The answer is (or should be): having God make the world in 7 days guarantees that an individual has freedom of choice. This is critical so that a person can choose to follow God. Some would say that it means complete acceptance of the Bible as the inspired word of God. I don't think this is required to be christian; there were lots of christians before the bible as we know it today was compiled, and since there have been many christians who cannot read. For a person to put complete trust in a document they cannot read means putting a lot of faith in another persons (who can read) opinions, which are just that. Furthermore, Jesus never said that people had to read the bible or believe the teaching of the Torah, Nevi'im or the Ketuvium. He only asked only that people follow his teachings. If it is possible to have Christianity without the bible, then it is equally possible to only partially ascribe to it's teachings.
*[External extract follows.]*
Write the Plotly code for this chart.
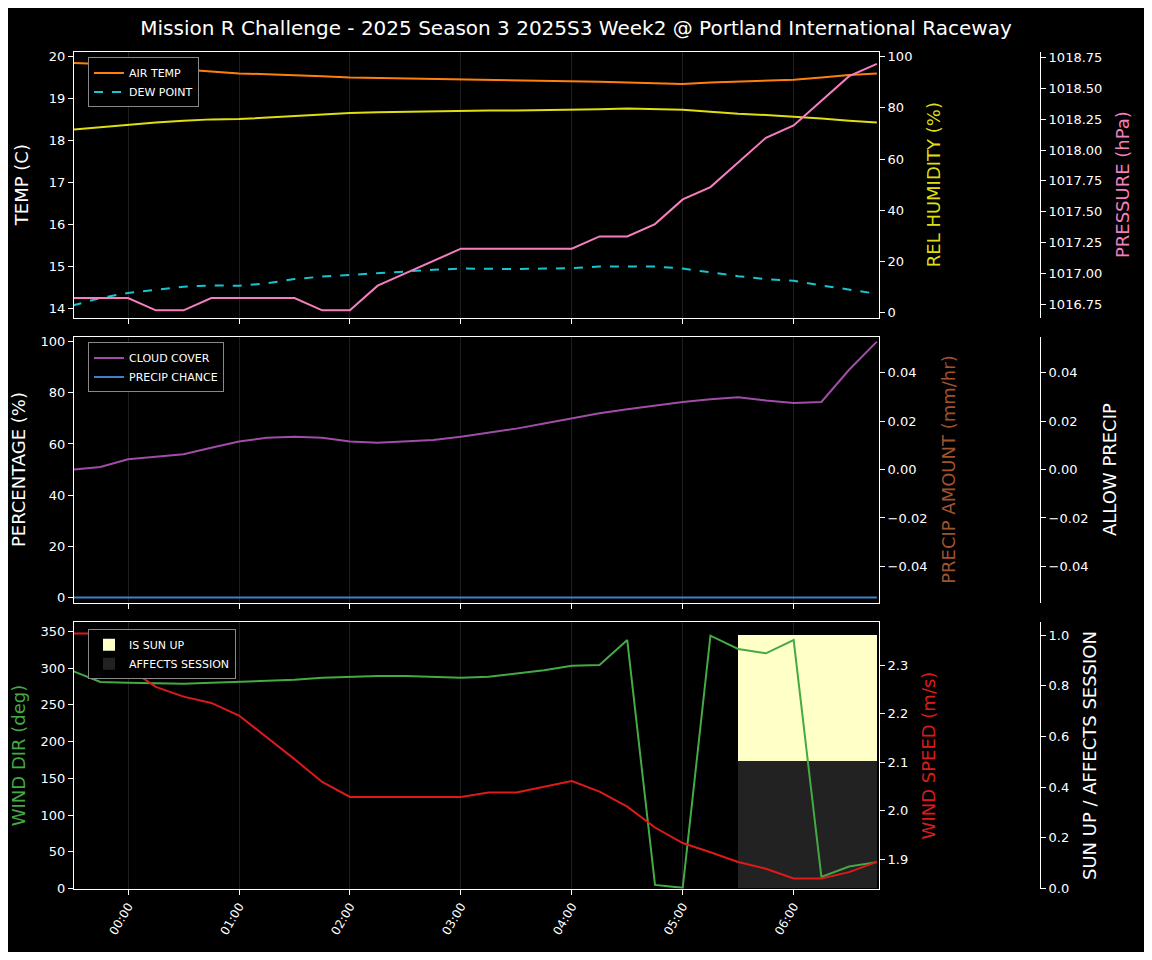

So, if christians are mainly worried about freedom of choice (i know they aren't, but bare with me), then they should be assuaged by the existance of quantum mechanics. For whatever reason, most people think about matter in about the same way people thought about it in 1920 (or worse!). This newtonian point of view would lend the idea that all events could be predicted, given enough information. They believe if you know the starting position of all the matter in the universe, you can write history. This is not the case. At a quantum level, things don't behave right. Electrons tunnel, and their positions are dictated by probabilities, not absolutes. Further more, sentient life makes decisions based of predictions of unobserved phenomena. A postulate of quantum mechanics is that something in the absence of observation is poorly defined, and that by observation, the state of the object is changed (think about it this way: is making out more fun in front of your parents, or when they don't know about it) (this is implied by the Hiesenburg Uncertainty Principle). The result of this is that people must make decisions and predictions to account for these errors. Further more, even without human intervention, these lead to chaotic systems. In other words, with the same starting conditions, they produce different results.
My point: people have freedom of choice either way.
Now quit arguing and go make sandwiches.